There’s a very good reason why Hossa was quick to credit Datsyuk and company for molding his defensive game, and it bears out in the numbers.

One of Datsyuk’s most coveted skills was his ability to take pucks away from opponents, seemingly at will. Big or small, fast or strong — it didn’t matter. After Hossa left the Wings in 2009, Datsyuk led all players with 4.4 takeaways per 60 minutes (at five-on-five) over the remainder of his career, nearly one full takeaway better than the next-best player. Only eight other players averaged three takeaways per 60; Hossa was one of them at 3.1 per 60, ranking seventh in the league and tied for first among wingers with Jamie Benn. In the two seasons before that, Hossa was at 2.2 per 60, ranking 71st.

That manifested into tangible on-ice results.

Year after year, the Blackhawks limited chances with Hossa on the ice, and they were even better at making sure those pucks didn’t end up in the back of the net. In Hossa’s eight seasons in Chicago, the team averaged roughly 58 percent of the goals and 55 percent of the expected goals, with the difference coming defensively. During his tenure, opponents mustered only 1.89 goals per 60 with Hossa on the ice, the eighth-best mark over that timespan.

Along with Datsyuk, Hossa was part of an elite group of forwards who were on the ice for fewer than two goals against per 60, joining 18 other forwards that included elite contemporaries such as Patrice Bergeron, Anze Kopitar and Joe Pavelski. Generally speaking, it’s highly unlikely that any winger could influence goals against, but Hossa may just be the exception to the rule for his era.

For eight straight seasons, the Blackhawks allowed fewer goals against with Hossa on the ice, even if the expected goals against didn’t quite line up.
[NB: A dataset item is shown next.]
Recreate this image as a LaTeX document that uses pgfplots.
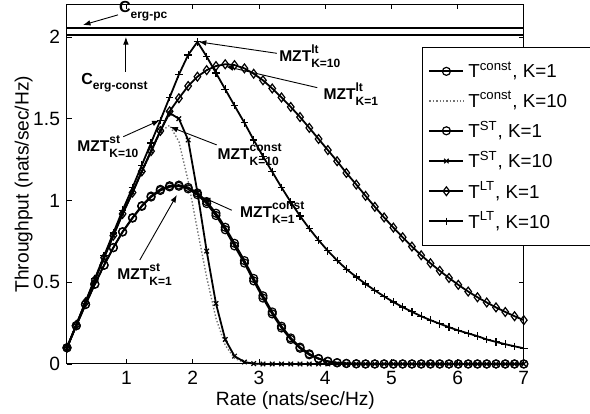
\documentclass[border=0pt]{standalone}
\usepackage{fontspec}
\setmainfont{Liberation Sans}
\usepackage{pgfplots}
\pgfplotsset{compat=1.18}
\usepackage{pgfplotstable}
\usetikzlibrary{arrows.meta}

% throughput vs rate, 50 rates from 0.1 to 7
\pgfplotstableread{
x    c1    c10   s1    s10   l1    l10
0.10 0.099 0.100 0.099 0.100 0.100 0.100
0.24 0.234 0.239 0.234 0.239 0.239 0.240
0.38 0.364 0.377 0.364 0.377 0.377 0.381
0.52 0.488 0.514 0.488 0.514 0.514 0.521
0.66 0.604 0.650 0.604 0.650 0.650 0.661
0.80 0.711 0.785 0.712 0.785 0.785 0.801
0.94 0.807 0.918 0.809 0.918 0.918 0.940
1.09 0.892 1.048 0.895 1.048 1.048 1.079
1.23 0.964 1.175 0.968 1.178 1.178 1.216
1.37 1.021 1.290 1.027 1.302 1.302 1.352
1.51 1.061 1.420 1.068 1.425 1.425 1.490
1.65 1.083 1.460 1.090 1.535 1.545 1.630
1.79 1.087 1.360 1.094 1.500 1.625 1.770
1.93 1.071 1.120 1.080 1.370 1.700 1.890
2.07 1.035 0.820 1.046 1.050 1.757 1.970
2.21 0.981 0.530 0.993 0.690 1.797 1.880
2.35 0.908 0.280 0.922 0.370 1.822 1.780
2.49 0.821 0.115 0.836 0.150 1.833 1.680
2.63 0.722 0.035 0.738 0.048 1.828 1.580
2.78 0.617 0.008 0.632 0.012 1.808 1.475
2.92 0.508 0.001 0.523 0.002 1.775 1.370
3.06 0.403 0     0.417 0     1.735 1.270
3.20 0.306 0     0.318 0     1.685 1.175
3.34 0.220 0     0.231 0     1.630 1.080
3.48 0.150 0     0.159 0     1.572 0.990
3.62 0.096 0     0.103 0     1.510 0.905
3.76 0.056 0     0.062 0     1.444 0.828
3.90 0.031 0     0.034 0     1.376 0.757
4.04 0.015 0     0.017 0     1.308 0.692
4.18 0.007 0     0.008 0     1.240 0.633
4.32 0.003 0     0.003 0     1.168 0.580
4.47 0.001 0     0.001 0     1.097 0.532
4.61 0     0     0     0     1.028 0.489
4.75 0     0     0     0     0.961 0.450
4.89 0     0     0     0     0.896 0.413
5.03 0     0     0     0     0.834 0.379
5.17 0     0     0     0     0.775 0.348
5.31 0     0     0     0     0.718 0.319
5.45 0     0     0     0     0.665 0.292
5.59 0     0     0     0     0.616 0.268
5.73 0     0     0     0     0.570 0.246
5.87 0     0     0     0     0.526 0.225
6.01 0     0     0     0     0.484 0.205
6.16 0     0     0     0     0.443 0.187
6.30 0     0     0     0     0.408 0.170
6.44 0     0     0     0     0.376 0.150
6.58 0     0     0     0     0.346 0.135
6.72 0     0     0     0     0.318 0.121
6.86 0     0     0     0     0.292 0.108
7.00 0     0     0     0     0.268 0.096
}\rates

\newcommand\scr{\fontsize{6}{6}\selectfont\bfseries}
\newcommand\mzt[2]{\textbf{MZT}\rlap{\raisebox{4pt}{\scr #1}}\raisebox{-2.6pt}{\scr #2}}
\newcommand\anfont{\fontsize{7.8}{8.5}\selectfont\bfseries}

\begin{document}
\begin{tikzpicture}
\begin{axis}[
  scale only axis, width=228.4pt, height=179.85pt,
  xmin=0.1, xmax=7, ymin=0, ymax=2.2,
  xtick={1,2,3,4,5,6,7}, ytick={0,0.5,1,1.5,2},
  tick align=inside, major tick length=2.5pt,
  axis line style={line width=0.5pt},
  every tick/.style={black, line width=0.4pt},
  tick label style={font=\fontsize{9.6}{11}\selectfont},
  /pgf/number format/assume math mode=true,
  label style={font=\fontsize{9.6}{11}\selectfont},
  xlabel={Rate (nats/sec/Hz)}, ylabel={Throughput (nats/sec/Hz)},
  xlabel shift=-3.5pt, ylabel shift=-6.5pt,
  clip=false,
  legend style={at={(0.777,0.881)}, anchor=north west, draw=black,
    line width=0.5pt, font=\fontsize{9.4}{11}\selectfont, row sep=0pt,
    inner ysep=4.5pt, nodes={inner ysep=2.6pt}},
  legend cell align=left,
]
\addplot[black, line width=0.9pt, mark=o, mark size=2pt,
  mark options={solid, line width=0.6pt}] table[x=x, y=c1] {\rates};
\addlegendentry{T\textsuperscript{const}, K=1}
\addplot[black!55, line width=0.7pt, densely dotted] table[x=x, y=c10] {\rates};
\addlegendentry{T\textsuperscript{const}, K=10\hspace*{24pt}}
\addplot[black, line width=0.9pt, mark=o, mark size=2pt,
  mark options={solid, line width=0.6pt}] table[x=x, y=s1] {\rates};
\addlegendentry{T\textsuperscript{ST}, K=1}
\addplot[black, line width=0.9pt, mark=x, mark size=1.6pt,
  mark options={solid, line width=0.6pt}] table[x=x, y=s10] {\rates};
\addlegendentry{T\textsuperscript{ST}, K=10}
\addplot[black, line width=0.9pt, mark=diamond, mark size=2.2pt,
  mark options={solid, line width=0.6pt}] table[x=x, y=l1] {\rates};
\addlegendentry{T\textsuperscript{LT}, K=1}
\addplot[black, line width=0.9pt, mark=+, mark size=1.9pt,
  mark options={solid, line width=0.6pt}] table[x=x, y=l10] {\rates};
\addlegendentry{T\textsuperscript{LT}, K=10}

% ergodic capacities
\addplot[black, line width=1pt, forget plot] coordinates {(0.1,2.053) (7,2.053)};
\addplot[black, line width=1pt, forget plot] coordinates {(0.1,2.012) (7,2.012)};

\begin{scope}[line width=0.45pt, -{Latex[length=3.8pt,width=2.8pt]}]
\draw (axis cs:0.87,2.135) -- (axis cs:0.34,2.073);
\draw (axis cs:0.99,1.786) -- (axis cs:0.99,2.0);
\draw (axis cs:3.27,1.90) -- (axis cs:2.09,1.97);
\draw (axis cs:3.88,1.69) -- (axis cs:2.50,1.82);
\draw (axis cs:0.95,1.39) -- (axis cs:1.50,1.49);
\draw (axis cs:2.36,1.34) -- (axis cs:1.66,1.45);
\draw (axis cs:2.59,0.94) -- (axis cs:2.15,1.02);
\draw (axis cs:1.20,0.636) -- (axis cs:1.76,1.034);
\end{scope}

\node[anchor=base west, inner sep=0pt, font=\fontsize{8}{9}\selectfont\bfseries]
  at (axis cs:0.88,2.147) {C\raisebox{-2.6pt}{\scr erg-pc}};
\node[anchor=base west, inner sep=0pt, font=\fontsize{8}{9}\selectfont\bfseries]
  at (axis cs:0.31,1.71) {C\raisebox{-2.6pt}{\scr erg-const}};
\node[anchor=base west, inner sep=0pt, font=\anfont] at (axis cs:3.30,1.847) {\mzt{lt}{K=10}};
\node[anchor=base west, inner sep=0pt, font=\anfont] at (axis cs:3.97,1.615) {\mzt{lt}{K=1}};
\node[anchor=base west, inner sep=0pt, font=\anfont] at (axis cs:0.25,1.297) {\mzt{st}{K=10}};
\node[anchor=base west, inner sep=0pt, font=\anfont] at (axis cs:2.37,1.248) {\mzt{const}{K=10}};
\node[anchor=base west, inner sep=0pt, font=\anfont] at (axis cs:2.71,0.893) {\mzt{const}{K=1}};
\node[anchor=base west, inner sep=0pt, font=\anfont] at (axis cs:0.855,0.514) {\mzt{st}{K=1}};

\coordinate (bbsw) at (axis cs:-0.912,-0.306);
\coordinate (bbne) at (axis cs:8.0,2.226);
\end{axis}
\pgfresetboundingbox
\useasboundingbox (bbsw) rectangle (bbne);
\end{tikzpicture}
\end{document}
Overall, Chicago shaved 0.25 goals against per 60 with Hossa on the ice, the 10th-best mark in the league, although none of the nine players above him played tough minutes like Hossa did.

Hossa had that talent in him but his Chicago years unleashed his full potential.

“Just great two-way player,” Patrick Kane said. “Created a lot of momentum just from — maybe sometimes he would backcheck, strip a guy and then it was like, ‘OK, Hossa’s really going to go tonight, he’s flying again.’ But he did that all the time, and it was special to watch.”

All of that was while adding incredible offense with 415 points over 534 games as a member of the Blackhawks. Chicago made the playoffs every season with Hossa and has made it back only once since his retirement (the bubble year, when the league let 24 teams into an expanded postseason while Chicago was actually in last place in the Central Division).

“I think it shows how important he was, just the success we had with him, and kind of what’s transpired without him over the last little while,” Kane said.

It’s no coincidence that Chicago’s defensive numbers in particular were a root cause of the team’s downfall, declining aggressively in the years since Hossa’s retirement. In 2016-17, his final season, the Blackhawks allowed 1.99 goals against per 60 at five-on-five and 2.36 expected goals against per 60. The following season, those numbers jumped to 2.63 and 2.62 respectively, both of which were right around the league’s bottom five. The team’s tumultuous defensive performance has only become worse since.

Chicago’s defensive downward spiral is not all because of Hossa — there were other big changes made that summer — but his absence has been felt the largest relative to the team’s contending window.

His impact on the team, at both ends of the ice, was massive.

That’s why, in addition to coming up just short in previous years, Hossa was the perfect choice for Toews to pass the Cup to first in 2010. And it’s a big reason Hossa and the Blackhawks kept on winning it in the years that followed.

“He’s all-world,” Cleary said. “Just all-world person. Just blessed with talent, and he worked his a– off.”

— The Athletic’s Scott Powers contributed to this story.